RAW vs. SMACKDOWN! Compare them if you will, after all they are both shows that showcase amazing athletes and mega-babes, but I think that the similarities end there. One show is broadcast live, the other is taped live, and benefits from a top notch production and editing crew. So comparing the two is like apples and oranges at best.
When the news first hit about the brand split and who has going to what show, I was One Furious Fan. At the time I was living in a very rural area, and the only t.v. I had access to was my DIRECTV dish, which to my knowledge still does not broadcast U.P.N. So the split meant that I was unable to watch some of my favs like Angle, and Benoit, and the split up of some of the best tag teams that the business has ever seen. I mean what in the cornbread hell was WWE thinking?
Now it’s no secret that a large portion of WWE audience is rural America. And maybe in the long run the company will end up blingin’ major ducketts over the split, but by denying the fans access to all the stars currently on the company payroll, particularly in places where you can’t get U.P.N. or you live in an area where you don’t have enough people in a square mile radius to get cable, it seems to me that WWE is shutting the door on thousands of fans that only have access to one or the other of their shows.
The split for weekly T.V. time is however starting to grow on me. Two different shows, two different products, I get the idea. It helps the wrestlers not have to work such a long week, and now that I am living in a metropolitan area, I can actually watch both shows and feel like that I am not being over exposed to the same wrestlers over and over.
But the problem for me is although the brand extension works for weekly T.V., I feel that as far as the PPV schedule goes it is a big mistake to split the rosters for these events. The bottom line is that regardless of how they market and push the split, we all know that it’s all WWE. And after the split I found myself buying more PPV’s than I usually did, because I wanted to see the wrestlers that I never got the chance to see interact with those that I got to watch on a weekly basis.
Bad Blood looks like it might actually be a pretty good show.
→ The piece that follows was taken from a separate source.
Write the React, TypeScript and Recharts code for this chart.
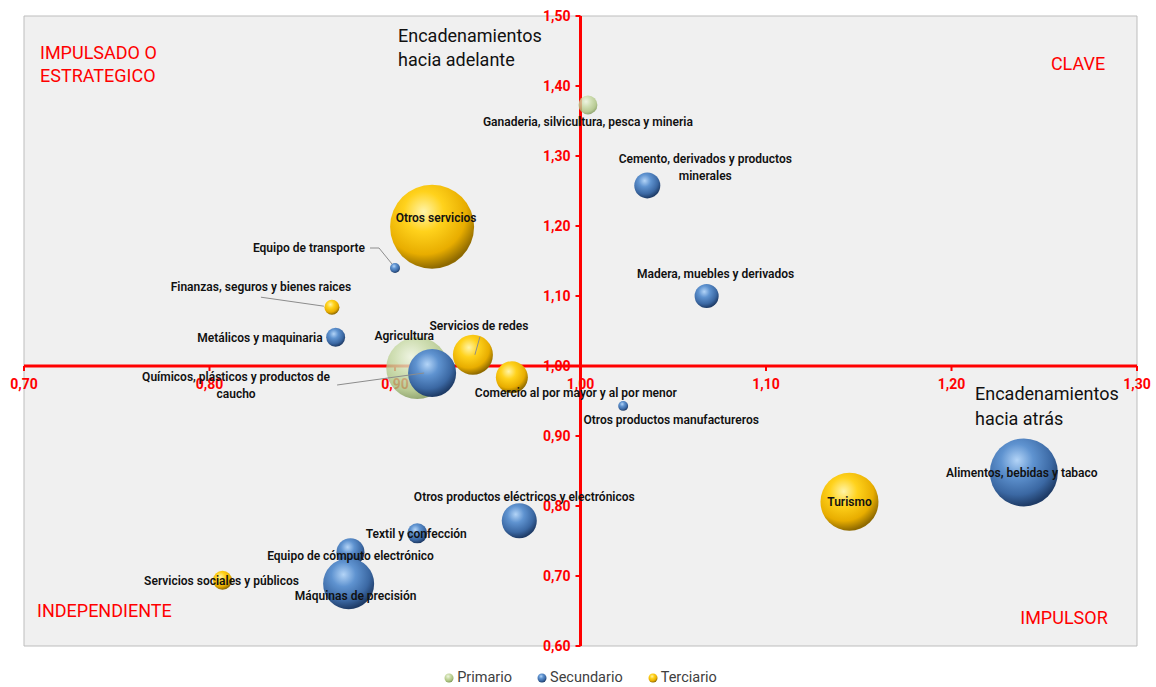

The card is solid from top to bottom, and there is the potential for some legendary matches to take place. And I am sure the same can be said for the first ever SMACKDOWN PPV when it does air. But the thing is, is that I see these shows, I see these rosters, on a weekly basis. What I don’t get to see is the stars from these two shows interacting on a monthly basis, which in my opinion is worth paying for.
I am far better at crunching ice-cream cones than I am at crunching numbers, but it seems to this fan that WWE would have a higher buy rate for must-see shows that pit show champion vs. show champion for the ULTIMATE championship, and PPV’s that have once a month feuds that only get to be played out on must-see PPV’s. I mean that’s what I would pay to see!
Yes more wrestlers are getting opportunities to wrestle because of the split, and I think the split is a good idea for free t.v. But when WWE comes calling for my PPV dollars they need to put their best on display for me to watch, because this workin’ fella doesn’t spend his, “Money for Nothing, and your chicks for free.”